13. A method for providing cooling air to a gaspath component comprising:
providing air to a plenum of a first gaspath component;
passing cooling air from the plenum to a second gaspath component axially adjacent the first gaspath component through at least one vectored cooling hole disposed in a retention hook defined by a first wall extending radially outward from a platform and a second wall extending axially from the first wall, the at least one vectored cooling hole imparting directionality on the cooling air, and the at least one vectored hole includes at least two vectored holes defining converging axes that converge downstream of the at least two vectored holes defining the converging axes relative to an expected flow of fluid through the at least two vectored holes defining the converging axes.
18. A gas turbine engine comprising:
a primary flowpath connecting a compressor section, a combustor section and a turbine section;
the turbine section including stage vane having a radially outward platform and a vane extending into the primary flowpath, the platform including a cooling plenum;
at least one retaining feature extending radially outward from the platform, the at least one retention feature including at least one retention hook defined by a first wall extending radially outward from the platform and a second wall extending axially from the first wall; and
at least one vectored cooling holes disposed in the at least one retention hook and configured to direct cooling air from the plenum to an adjacent gaspath component wherein the at least one vectored hole includes at least two vectored holes defining converging axes that converge at a single point on the adjacent gaspath component.
2. The gaspath component of claim 1, wherein all vectored holes in the retention hook define axes converging with axes defined by at least one other vectored cooling hole in the retention hook.
3. The gaspath component of claim 1, wherein the at least one vectored hole includes a plurality of vectored holes and each hole in the plurality of vectored holes is identical to each other hole in the plurality of vectored holes.
4. The gaspath component of claim 1, wherein the at least one vectored hole includes a plurality of vectored holes and each hole in the plurality of vectored holes has an identical cross sectional area.
5. The gaspath component of claim 1, further comprising a vane extending from the platform, and wherein a portion of cooling air received in the cooling plenum is directed to a cooling air flowpath within the vane.
6. The gaspath component of claim 1, wherein the at least one retention hook includes a first retention hook disposed downstream relative to an expected flow direction of an engine including the gaspath component and a second retention hook disposed upstream relative to an expected flow direction of an engine including the gaspath component.
7. The gaspath component of claim 6 wherein each of the first retention hook and the second retention hook include distinct corresponding first walls and second walls.
8. The gaspath component of claim 1, wherein the at least one vectored hole has a length to cross sectional area ratio of at least 2.
9. The gaspath component of claim 1, wherein the at least one vectored hole includes a plurality of vectored holes and each vectored hole in the plurality of vectored holes is arranged in a linear configuration.
10. The gaspath component of claim 1, wherein the at least one vectored hole includes a plurality of vectored holes and the plurality of vectored holes are unevenly distributed.
11. The gaspath component of claim 1, wherein the at least one vectored hole is in the first wall of the retention hook.
12. The gaspath component of claim 1, wherein every vectored cooling hole in the at least one vectored cooling hole is a through hole extending from a first side of the first wall to a second side of the first wall.
14. The method of claim 13, further comprising directing air from at least a portion of the at least one vectored cooling hole to a single location of the second gaspath component.
15. The method of claim 13, wherein passing cooling air from the plenum to the second gaspath component comprises directing the cooling air around at least one of an intervening structure and a front feature of the second gaspath component.
16. The method of claim 13, wherein the first gaspath component is a vane and the second gaspath component is a blade outer air seal.
17. The method of claim 13, wherein the at least one vectored hole includes a plurality of vectored holes and each of the vectored cooling holes in the plurality of vectored cooling holes imparts identical directionality on the cooling air.
19. The gas turbine engine of claim 18, wherein the adjacent gaspath component is a blade outer air seal.
20. The gas turbine engine of claim 18, wherein the at least one vectored hole has a length to cross sectional area ratio of at least 2.
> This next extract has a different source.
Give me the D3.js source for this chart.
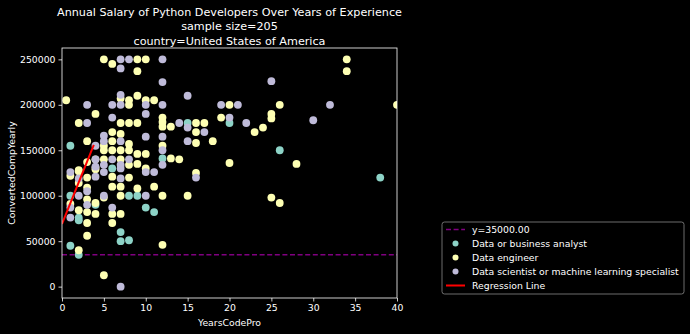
<!DOCTYPE html>
<html>
<head>
<meta charset="utf-8">
<script src="https://cdn.jsdelivr.net/npm/d3@7"></script>
<style>
  body { margin: 0; background: #000; }
  text { font-family: "DejaVu Sans", sans-serif; fill: #fff; }
</style>
</head>
<body>
<div id="chart"></div>
<script>
// years of professional coding vs yearly pay, one list per role
const analyst = [
  [1,155000],[1,100000],[1,45000],[2,76000],[2,73000],[2,35000],[4,90000],[6,130000],
  [7,60000],[7,50000],[8,100000],[8,51000],[9,100000],[10,87000],[11,82000],[12,141000],
  [15,180000],[20,180000],[26,150000],[38,120000]
];
const engineer = [
  [0.5,205000],[1,122000],[1,91000],
  [2,180000],[2,128000],[2,127000],[2,114000],[2,84000],[2,40000],
  [3,160000],[3,137000],[3,120000],[3,109000],[3,96000],[3,82000],[3,70000],[3,56000],
  [4,190000],[4,140000],[4,131000],[4,129000],[4,92000],[4,80000],
  [5,250000],[5,155000],[5,150000],[5,140000],[5,98000],[5,12500],
  [6,245000],[6,170000],[6,160000],[6,150000],[6,121000],[6,110000],[6,80000],[6,70000],
  [7,207000],[7,180000],[7,168000],[7,150000],[7,140000],[7,110000],[7,100000],[7,80000],
  [8,205000],[8,200000],[8,180000],[8,157000],[8,150000],[8,134000],[8,120000],
  [9,250000],[9,237000],[9,210000],[9,180000],[9,146000],[9,135000],[9,108000],
  [10,250000],[10,205000],[10,146000],[10,130000],
  [11,205000],[11,110000],
  [12,186000],[12,181000],[12,176000],[12,155000],[12,100000],[12,46000],
  [13,176000],[13,141000],[14,140000],[15,100000],
  [16,180000],[16,170000],[16,158000],[16,125000],[17,180000],[18,160000],[19,186000],
  [20,200000],[20,136000],[23,170000],[24,175000],
  [25,190000],[25,185000],[25,98000],[26,200000],[26,92000],[28,135000],
  [34,250000],[34,237000],[40,200000]
];
const scientist = [
  [1,126000],[1,87000],[1,76000],[2,119000],[2,100000],
  [3,200000],[3,180000],[3,105000],[3,90000],
  [4,155000],[4,140000],[4,132000],[4,121000],
  [5,166000],[5,160000],[5,134000],[5,126000],[5,100000],
  [6,200000],[6,186000],[6,140000],[6,87000],
  [7,250000],[7,240000],[7,211000],[7,200000],[7,160000],[7,134000],[7,130000],[7,119000],[7,0],
  [8,250000],[8,140000],
  [10,200000],[10,190000],[10,165000],[10,126000],[10,100000],
  [11,126000],[12,250000],[12,225000],[12,200000],[12,165000],[12,150000],[12,134000],
  [14,180000],[15,210000],[15,175000],[15,160000],[16,120000],[17,170000],
  [19,200000],[20,186000],[21,200000],[22,180000],[25,226000],[30,183000],[32,200000]
];
const roles = ["Data or business analyst", "Data engineer", "Data scientist or machine learning specialist"];
const roleColors = ["#8dd3c7", "#feffb3", "#bfbbd9"];
const threshold = 35000;
const regYears = [0, 3.8];
const regSalary = [69000, 156000];
const xTicks = [0, 5, 10, 15, 20, 25, 30, 35, 40];
const yTicks = [0, 50000, 100000, 150000, 200000, 250000];
const titleLines = ["Annual Salary of Python Developers Over Years of Experience",
                    "sample size=205", "country=United States of America"];

const W = 690, H = 334;
const m = {left: 62, right: 397, top: 48, bottom: 298};
const fs = 9.3;

const svg = d3.select("#chart").append("svg")
  .attr("width", W).attr("height", H)
  .style("background", "#000");

const x = d3.scaleLinear().domain([0, 40]).range([m.left, m.right]);
const y = d3.scaleLinear().domain([-12500, 262500]).range([m.bottom, m.top]);

svg.append("clipPath").attr("id", "plot")
  .append("rect").attr("x", m.left).attr("y", m.top)
  .attr("width", m.right - m.left).attr("height", m.bottom - m.top);

// axes
const xAxis = svg.append("g").attr("transform", `translate(0,${m.bottom})`)
  .call(d3.axisBottom(x).tickValues(xTicks).tickSize(3.5).tickPadding(3).tickFormat(d3.format("d")));
const yAxis = svg.append("g").attr("transform", `translate(${m.left},0)`)
  .call(d3.axisLeft(y).tickValues(yTicks).tickSize(3.5).tickPadding(3).tickFormat(d3.format("d")));
[xAxis, yAxis].forEach(a => {
  a.select(".domain").remove();
  a.selectAll("line").attr("stroke", "#fff").attr("stroke-width", 0.8);
  a.selectAll("text").attr("fill", "#fff").style("font-size", fs + "px")
    .style("font-family", "DejaVu Sans, sans-serif");
});

const plot = svg.append("g").attr("clip-path", "url(#plot)");

// threshold line
plot.append("line")
  .attr("x1", m.left).attr("x2", m.right)
  .attr("y1", y(threshold)).attr("y2", y(threshold))
  .attr("stroke", "#800080").attr("stroke-width", 1.4)
  .attr("stroke-dasharray", "5,2.6");

// points
[analyst, engineer, scientist].forEach((pts, i) => {
  plot.append("g").selectAll("circle").data(pts).join("circle")
    .attr("cx", d => x(d[0])).attr("cy", d => y(d[1]))
    .attr("r", 3.9).attr("fill", roleColors[i]);
});

// regression line
plot.append("line")
  .attr("x1", x(regYears[0])).attr("y1", y(regSalary[0]))
  .attr("x2", x(regYears[1])).attr("y2", y(regSalary[1]))
  .attr("stroke", "#ff0000").attr("stroke-width", 2);

// frame
svg.append("rect").attr("x", m.left).attr("y", m.top)
  .attr("width", m.right - m.left).attr("height", m.bottom - m.top)
  .attr("fill", "none").attr("stroke", "#fff").attr("stroke-width", 0.8);

// titles
svg.append("g").selectAll("text").data(titleLines).join("text")
  .attr("x", (m.left + m.right) / 2).attr("y", (d, i) => 16 + i * 14.3)
  .attr("text-anchor", "middle").style("font-size", "11.2px").text(d => d);

svg.append("text").attr("x", (m.left + m.right) / 2).attr("y", 326)
  .attr("text-anchor", "middle").style("font-size", fs + "px").text("YearsCodePro");
svg.append("text").attr("transform", `translate(15,${(m.top + m.bottom) / 2}) rotate(-90)`)
  .attr("text-anchor", "middle").style("font-size", fs + "px").text("ConvertedCompYearly");

// legend
const lg = svg.append("g").attr("transform", "translate(442,222)");
lg.append("rect").attr("width", 242).attr("height", 72).attr("rx", 2.5)
  .attr("fill", "#000").attr("stroke", "#888").attr("stroke-width", 0.8);
const items = [
  {label: `y=${threshold.toFixed(2)}`, type: "dash", color: "#800080"},
  ...roles.map((r, i) => ({label: r, type: "dot", color: roleColors[i]})),
  {label: "Regression Line", type: "line", color: "#ff0000"}
];
const row = lg.selectAll("g").data(items).join("g")
  .attr("transform", (d, i) => `translate(0,${7.5 + i * 14})`);
row.filter(d => d.type !== "dot").append("line")
  .attr("x1", 4).attr("x2", 23).attr("y1", 0).attr("y2", 0)
  .attr("stroke", d => d.color).attr("stroke-width", d => d.type === "line" ? 2 : 1.4)
  .attr("stroke-dasharray", d => d.type === "dash" ? "5,2.6" : null);
row.filter(d => d.type === "dot").append("circle")
  .attr("cx", 13.5).attr("cy", 0).attr("r", 3).attr("fill", d => d.color);
row.append("text").attr("x", 30).attr("y", 0).attr("dy", "0.35em")
  .style("font-size", fs + "px").text(d => d.label);
</script>
</body>
</html>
This invention was made with Government support awarded by the United States. The Government has certain rights in this invention.

The present disclosure relates generally to gas turbine engine flowpath components, and more specifically to a flowpath component including vectored cooling flow holes.

Gas turbine engines, such as those utilized in commercial and military aircraft, include a compressor section that compresses air, a combustor section in which the compressed air is mixed with a fuel and ignited, and a turbine section across which the resultant combustion products are expanded. The expansion of the combustion products drives the turbine section to rotate. As the turbine section is connected to the compressor section via a shaft, the rotation of the turbine section further drives the compressor section to rotate. In some examples, a fan is also connected to the shaft and is driven to rotate via rotation of the turbine as well.

During operation of the gas turbine engine, components exposed to the turbine section flowpath are subject to extreme thermal loads. In order to prevent or minimize damage and wear resulting from the exposure to thermal loads, gaspath components are in some examples cooled using cooling air passed through the gaspath components along a cooling flowpath. Once spent, the cooling air is either expelled into a primary flowpath or passed to an adjacent component to provide additional cooling.

In one example, a gaspath component includes a platform including a cooling plenum, at least one retaining feature extending from the platform, and at least one vectored holes disposed in the at least one retaining feature and connected to the cooling plenum.

In another example of the above gaspath component, each vectored hole defines a corresponding axis, and each corresponding axis is aligned with each other corresponding axis.

In another example of any of the above gaspath components, the at least one vectored hole includes at least two vectored holes defining converging axis.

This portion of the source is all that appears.